Enfin, et c'est ma troisième proposition, je souhaite que nous nous engagions avec nos partenaires européens dans des accords bilatéraux de coopération entre inspections du travail et autorités administratives pour mieux coordonner nos actions et les échanges d'information de manière à assurer la parfaite légalité au regard du droit du travail et de la sécurité sociale des mouvements des travailleurs et des prestations de services.
Il nous faut veiller avec détermination à ce que les travailleurs qui viennent en France s'employer auprès d'une entreprise française ou ceux qui y viennent en détachement pour effectuer une prestation de service pour le compte d'une entreprise d'un autre pays européen, le fassent dans les conditions de protection auxquelles ils ont droit.
C'est pour les ministres du travail des pays européens un objectif commun. Ensemble, nous devons assurer un ordre social européen. Et nous devons le faire savoir. C'est la démarche que je propose à mes homologues des pays des nouveaux Etats membres de l'est européen.
Si je voulais résumer ces réflexions et cette démarche, je dirais qu'elles visent à bâtir la confiance de nos peuples dans l'Europe, la faire avec eux, pas sans eux.
Faire grandir la confiance de nos propres concitoyens dans l'idée que nous pouvons intégrer dans notre marché nos amis de l'Est par un processus progressif, contrôlé et mutuellement profitable.
Faire grandir la confiance des ressortissants des nouveaux membres que l'Union européenne contribue à leur développement économique et social comme elle l'a fait pour l'Irlande, l'Espagne, le Portugal dont le rattrapage est un véritable succès à mettre au crédit de l'Europe.

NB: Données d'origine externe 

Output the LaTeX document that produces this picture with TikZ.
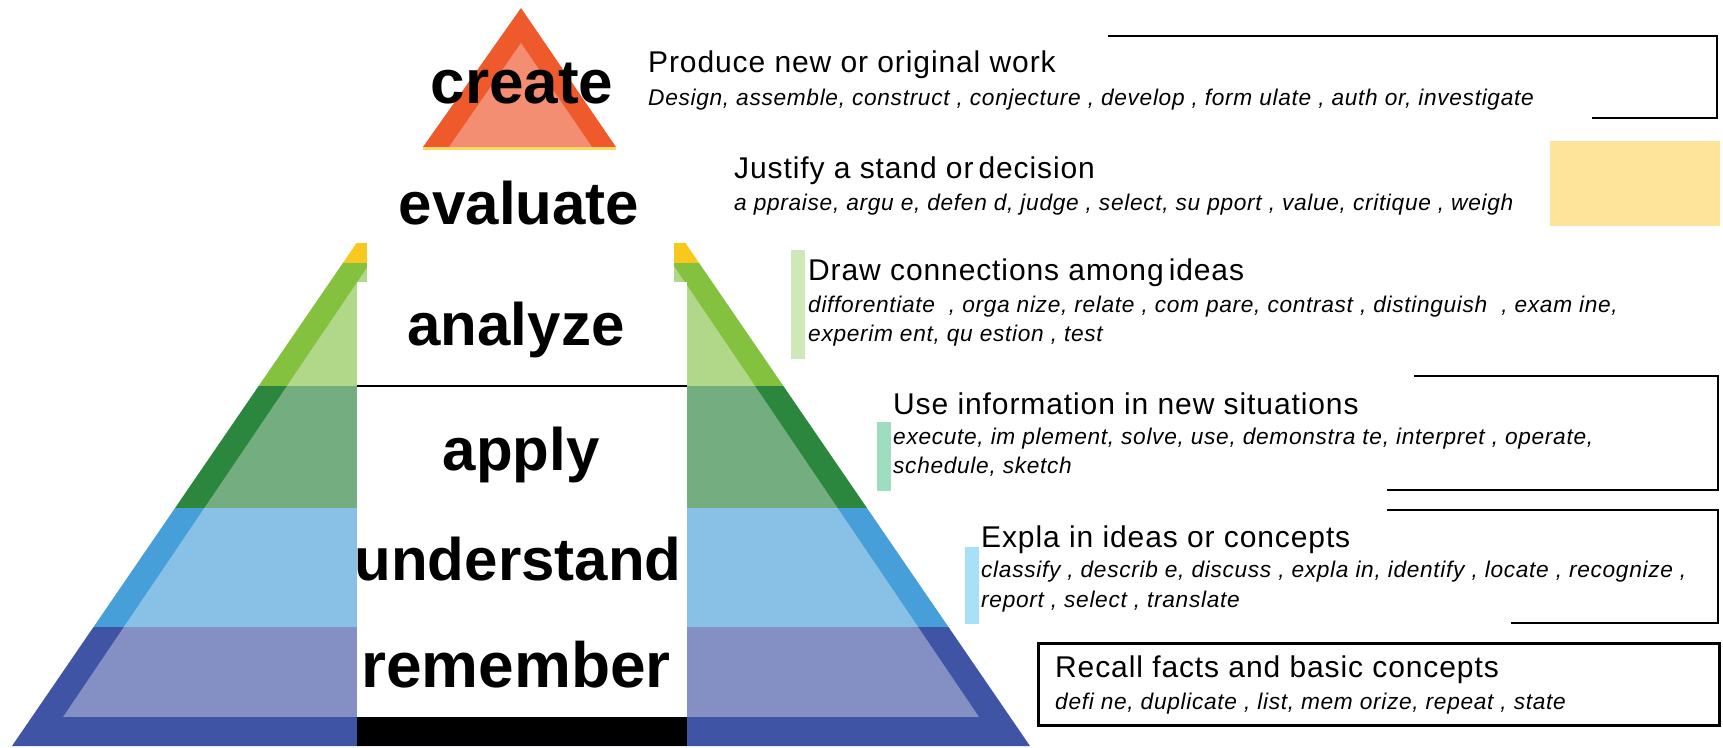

Il est donc important que le débat ait lieu sur ces orientations, que les Européens s'approprient ce débat. Je voudrais remercier la déléguée aux affaires européennes et internationales et son équipe d'avoir initié cette conférence qui est une contribution utile et bien venue au moment de l'ouverture du marché du travail. Je vous souhaite de fructueuses discussions.